▶ **Given problem**: Print exactly the lines from the first one down to the line containing "const PLUS = 'path://M4.2,0L5.8,0L5.8,10L4.2,10Z';", both ends included, with no pictures and nothing else.

Start

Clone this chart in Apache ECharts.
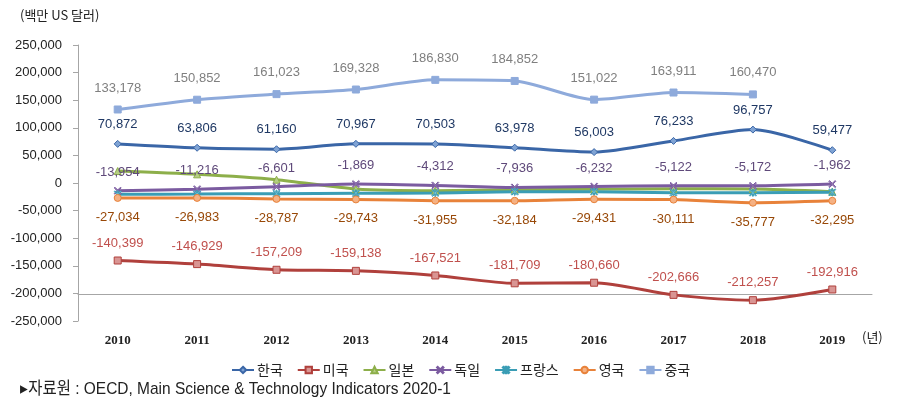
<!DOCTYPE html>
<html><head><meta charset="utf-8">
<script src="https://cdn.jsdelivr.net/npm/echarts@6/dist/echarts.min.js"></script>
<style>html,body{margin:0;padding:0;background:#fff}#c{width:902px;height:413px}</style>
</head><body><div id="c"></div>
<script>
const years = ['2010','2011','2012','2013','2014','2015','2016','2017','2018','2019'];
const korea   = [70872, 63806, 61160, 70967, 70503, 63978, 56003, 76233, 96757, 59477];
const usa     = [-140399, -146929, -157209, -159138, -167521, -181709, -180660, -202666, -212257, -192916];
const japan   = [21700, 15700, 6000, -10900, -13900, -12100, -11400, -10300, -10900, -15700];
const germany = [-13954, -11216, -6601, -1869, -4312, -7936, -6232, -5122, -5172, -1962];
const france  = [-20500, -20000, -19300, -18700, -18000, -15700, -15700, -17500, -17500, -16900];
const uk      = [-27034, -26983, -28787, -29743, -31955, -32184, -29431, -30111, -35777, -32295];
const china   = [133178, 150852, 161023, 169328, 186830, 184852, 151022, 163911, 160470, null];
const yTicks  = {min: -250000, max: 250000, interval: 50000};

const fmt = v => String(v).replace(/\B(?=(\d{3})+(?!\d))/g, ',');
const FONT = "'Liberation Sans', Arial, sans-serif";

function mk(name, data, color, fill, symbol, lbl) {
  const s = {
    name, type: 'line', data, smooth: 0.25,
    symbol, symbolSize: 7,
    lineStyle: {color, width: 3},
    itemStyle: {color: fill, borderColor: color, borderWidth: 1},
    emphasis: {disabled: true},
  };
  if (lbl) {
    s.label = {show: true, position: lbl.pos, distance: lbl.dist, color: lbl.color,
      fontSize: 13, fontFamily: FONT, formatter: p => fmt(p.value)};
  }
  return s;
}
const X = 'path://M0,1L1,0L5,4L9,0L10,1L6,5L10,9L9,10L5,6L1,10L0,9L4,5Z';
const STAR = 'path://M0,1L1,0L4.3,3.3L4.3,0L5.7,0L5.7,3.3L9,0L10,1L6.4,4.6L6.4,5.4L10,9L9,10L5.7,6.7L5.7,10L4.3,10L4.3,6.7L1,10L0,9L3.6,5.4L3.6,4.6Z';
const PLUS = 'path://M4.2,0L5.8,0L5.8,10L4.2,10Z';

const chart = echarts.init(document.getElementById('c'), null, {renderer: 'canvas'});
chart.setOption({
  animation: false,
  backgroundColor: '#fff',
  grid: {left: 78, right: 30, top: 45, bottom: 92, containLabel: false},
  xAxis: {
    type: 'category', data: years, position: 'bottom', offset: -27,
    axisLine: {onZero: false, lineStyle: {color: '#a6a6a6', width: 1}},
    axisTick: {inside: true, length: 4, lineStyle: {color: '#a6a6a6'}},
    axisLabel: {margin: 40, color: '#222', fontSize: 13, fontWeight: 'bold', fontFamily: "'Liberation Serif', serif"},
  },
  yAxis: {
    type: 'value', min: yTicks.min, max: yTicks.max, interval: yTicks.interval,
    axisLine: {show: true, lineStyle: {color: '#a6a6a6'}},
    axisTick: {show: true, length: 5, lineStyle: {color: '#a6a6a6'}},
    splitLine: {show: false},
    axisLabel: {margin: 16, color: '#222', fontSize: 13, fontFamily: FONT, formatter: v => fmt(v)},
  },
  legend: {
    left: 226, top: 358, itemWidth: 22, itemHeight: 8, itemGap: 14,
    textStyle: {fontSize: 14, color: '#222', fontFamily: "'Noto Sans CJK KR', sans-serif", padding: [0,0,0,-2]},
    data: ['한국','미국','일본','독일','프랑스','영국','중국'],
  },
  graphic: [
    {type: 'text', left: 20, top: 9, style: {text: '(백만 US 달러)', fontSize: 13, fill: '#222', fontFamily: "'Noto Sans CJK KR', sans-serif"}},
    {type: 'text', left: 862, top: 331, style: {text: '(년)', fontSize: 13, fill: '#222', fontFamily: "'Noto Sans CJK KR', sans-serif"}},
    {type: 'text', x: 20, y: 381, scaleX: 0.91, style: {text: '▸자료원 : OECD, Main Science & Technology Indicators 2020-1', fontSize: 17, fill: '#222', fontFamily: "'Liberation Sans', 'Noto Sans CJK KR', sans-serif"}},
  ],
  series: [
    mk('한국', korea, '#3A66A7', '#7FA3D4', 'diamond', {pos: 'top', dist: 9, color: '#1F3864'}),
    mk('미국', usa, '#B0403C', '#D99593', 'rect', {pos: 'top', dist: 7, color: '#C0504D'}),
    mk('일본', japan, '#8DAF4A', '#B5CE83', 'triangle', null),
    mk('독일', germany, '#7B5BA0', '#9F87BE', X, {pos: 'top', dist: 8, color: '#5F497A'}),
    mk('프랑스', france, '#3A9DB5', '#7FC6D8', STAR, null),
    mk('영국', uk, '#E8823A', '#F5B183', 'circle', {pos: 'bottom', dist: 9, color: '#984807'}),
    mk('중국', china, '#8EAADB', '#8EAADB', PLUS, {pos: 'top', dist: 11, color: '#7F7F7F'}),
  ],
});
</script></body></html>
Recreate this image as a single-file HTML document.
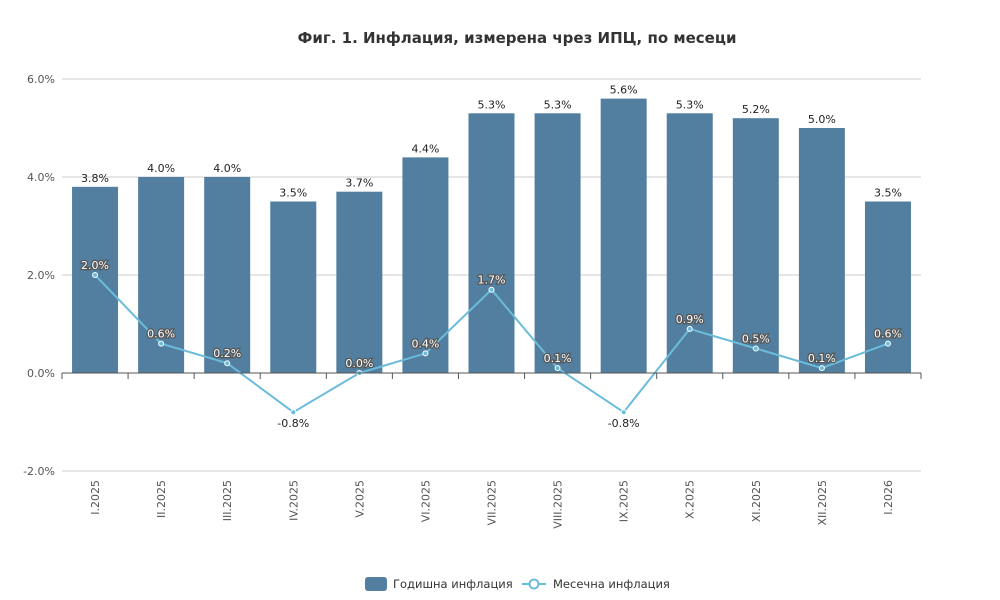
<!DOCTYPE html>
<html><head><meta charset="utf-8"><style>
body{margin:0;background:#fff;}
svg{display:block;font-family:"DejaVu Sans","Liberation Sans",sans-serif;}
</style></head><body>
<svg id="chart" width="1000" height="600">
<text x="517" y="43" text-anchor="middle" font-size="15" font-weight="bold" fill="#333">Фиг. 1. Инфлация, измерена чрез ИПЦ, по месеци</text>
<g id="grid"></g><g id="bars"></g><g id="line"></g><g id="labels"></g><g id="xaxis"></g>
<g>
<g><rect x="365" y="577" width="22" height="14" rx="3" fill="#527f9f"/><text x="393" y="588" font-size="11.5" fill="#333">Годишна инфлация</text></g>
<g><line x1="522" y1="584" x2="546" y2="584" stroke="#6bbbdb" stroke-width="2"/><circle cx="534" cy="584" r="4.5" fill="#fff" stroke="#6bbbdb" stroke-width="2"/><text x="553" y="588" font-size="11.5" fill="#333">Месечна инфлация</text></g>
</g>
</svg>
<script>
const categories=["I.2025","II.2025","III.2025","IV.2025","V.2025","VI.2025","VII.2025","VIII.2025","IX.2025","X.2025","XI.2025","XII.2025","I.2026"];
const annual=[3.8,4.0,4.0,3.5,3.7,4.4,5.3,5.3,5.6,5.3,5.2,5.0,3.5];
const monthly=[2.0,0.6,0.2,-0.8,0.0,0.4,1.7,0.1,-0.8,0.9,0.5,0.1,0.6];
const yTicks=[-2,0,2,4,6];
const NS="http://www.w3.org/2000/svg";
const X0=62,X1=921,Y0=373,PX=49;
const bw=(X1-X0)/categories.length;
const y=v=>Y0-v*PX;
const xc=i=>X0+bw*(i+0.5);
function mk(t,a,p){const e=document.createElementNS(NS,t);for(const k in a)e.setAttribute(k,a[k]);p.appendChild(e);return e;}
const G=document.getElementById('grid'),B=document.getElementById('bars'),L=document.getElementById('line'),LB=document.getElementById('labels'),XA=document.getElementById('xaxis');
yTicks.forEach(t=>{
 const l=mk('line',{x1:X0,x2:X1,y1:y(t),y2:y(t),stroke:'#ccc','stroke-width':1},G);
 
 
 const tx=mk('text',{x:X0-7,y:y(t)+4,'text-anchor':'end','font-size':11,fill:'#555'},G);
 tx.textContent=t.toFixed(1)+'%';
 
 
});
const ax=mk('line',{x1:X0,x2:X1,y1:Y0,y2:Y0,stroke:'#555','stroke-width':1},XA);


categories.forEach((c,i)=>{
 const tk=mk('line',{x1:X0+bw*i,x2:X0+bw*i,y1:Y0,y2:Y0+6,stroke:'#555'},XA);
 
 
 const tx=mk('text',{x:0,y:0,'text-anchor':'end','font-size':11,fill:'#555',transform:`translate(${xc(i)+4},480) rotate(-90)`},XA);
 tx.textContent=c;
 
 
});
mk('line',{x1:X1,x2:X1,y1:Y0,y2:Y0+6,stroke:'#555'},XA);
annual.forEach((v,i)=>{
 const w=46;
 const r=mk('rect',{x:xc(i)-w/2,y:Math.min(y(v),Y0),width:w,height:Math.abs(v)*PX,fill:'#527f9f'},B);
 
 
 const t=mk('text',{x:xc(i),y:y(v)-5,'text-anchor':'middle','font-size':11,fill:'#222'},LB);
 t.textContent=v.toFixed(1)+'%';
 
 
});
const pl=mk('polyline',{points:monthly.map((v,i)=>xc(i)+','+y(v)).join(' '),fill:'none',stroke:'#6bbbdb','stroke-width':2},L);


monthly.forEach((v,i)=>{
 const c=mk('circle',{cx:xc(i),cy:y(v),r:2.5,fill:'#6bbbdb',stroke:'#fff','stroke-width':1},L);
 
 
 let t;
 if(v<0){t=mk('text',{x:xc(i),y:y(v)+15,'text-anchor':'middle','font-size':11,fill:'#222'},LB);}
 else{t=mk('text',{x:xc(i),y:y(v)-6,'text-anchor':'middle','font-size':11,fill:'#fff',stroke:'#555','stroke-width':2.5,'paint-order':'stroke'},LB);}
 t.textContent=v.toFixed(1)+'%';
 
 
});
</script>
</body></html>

End

▶ **Answer to this problem**:
Clone this chart in Apache ECharts.
<!DOCTYPE html>
<html><head><meta charset="utf-8">
<script src="https://cdn.jsdelivr.net/npm/echarts@6/dist/echarts.min.js"></script>
<style>html,body{margin:0;padding:0;background:#fff}#c{width:902px;height:413px}</style>
</head><body><div id="c"></div>
<script>
const years = ['2010','2011','2012','2013','2014','2015','2016','2017','2018','2019'];
const korea   = [70872, 63806, 61160, 70967, 70503, 63978, 56003, 76233, 96757, 59477];
const usa     = [-140399, -146929, -157209, -159138, -167521, -181709, -180660, -202666, -212257, -192916];
const japan   = [21700, 15700, 6000, -10900, -13900, -12100, -11400, -10300, -10900, -15700];
const germany = [-13954, -11216, -6601, -1869, -4312, -7936, -6232, -5122, -5172, -1962];
const france  = [-20500, -20000, -19300, -18700, -18000, -15700, -15700, -17500, -17500, -16900];
const uk      = [-27034, -26983, -28787, -29743, -31955, -32184, -29431, -30111, -35777, -32295];
const china   = [133178, 150852, 161023, 169328, 186830, 184852, 151022, 163911, 160470, null];
const yTicks  = {min: -250000, max: 250000, interval: 50000};

const fmt = v => String(v).replace(/\B(?=(\d{3})+(?!\d))/g, ',');
const FONT = "'Liberation Sans', Arial, sans-serif";

function mk(name, data, color, fill, symbol, lbl) {
  const s = {
    name, type: 'line', data, smooth: 0.25,
    symbol, symbolSize: 7,
    lineStyle: {color, width: 3},
    itemStyle: {color: fill, borderColor: color, borderWidth: 1},
    emphasis: {disabled: true},
  };
  if (lbl) {
    s.label = {show: true, position: lbl.pos, distance: lbl.dist, color: lbl.color,
      fontSize: 13, fontFamily: FONT, formatter: p => fmt(p.value)};
  }
  return s;
}
const X = 'path://M0,1L1,0L5,4L9,0L10,1L6,5L10,9L9,10L5,6L1,10L0,9L4,5Z';
const STAR = 'path://M0,1L1,0L4.3,3.3L4.3,0L5.7,0L5.7,3.3L9,0L10,1L6.4,4.6L6.4,5.4L10,9L9,10L5.7,6.7L5.7,10L4.3,10L4.3,6.7L1,10L0,9L3.6,5.4L3.6,4.6Z';
const PLUS = 'path://M4.2,0L5.8,0L5.8,10L4.2,10Z';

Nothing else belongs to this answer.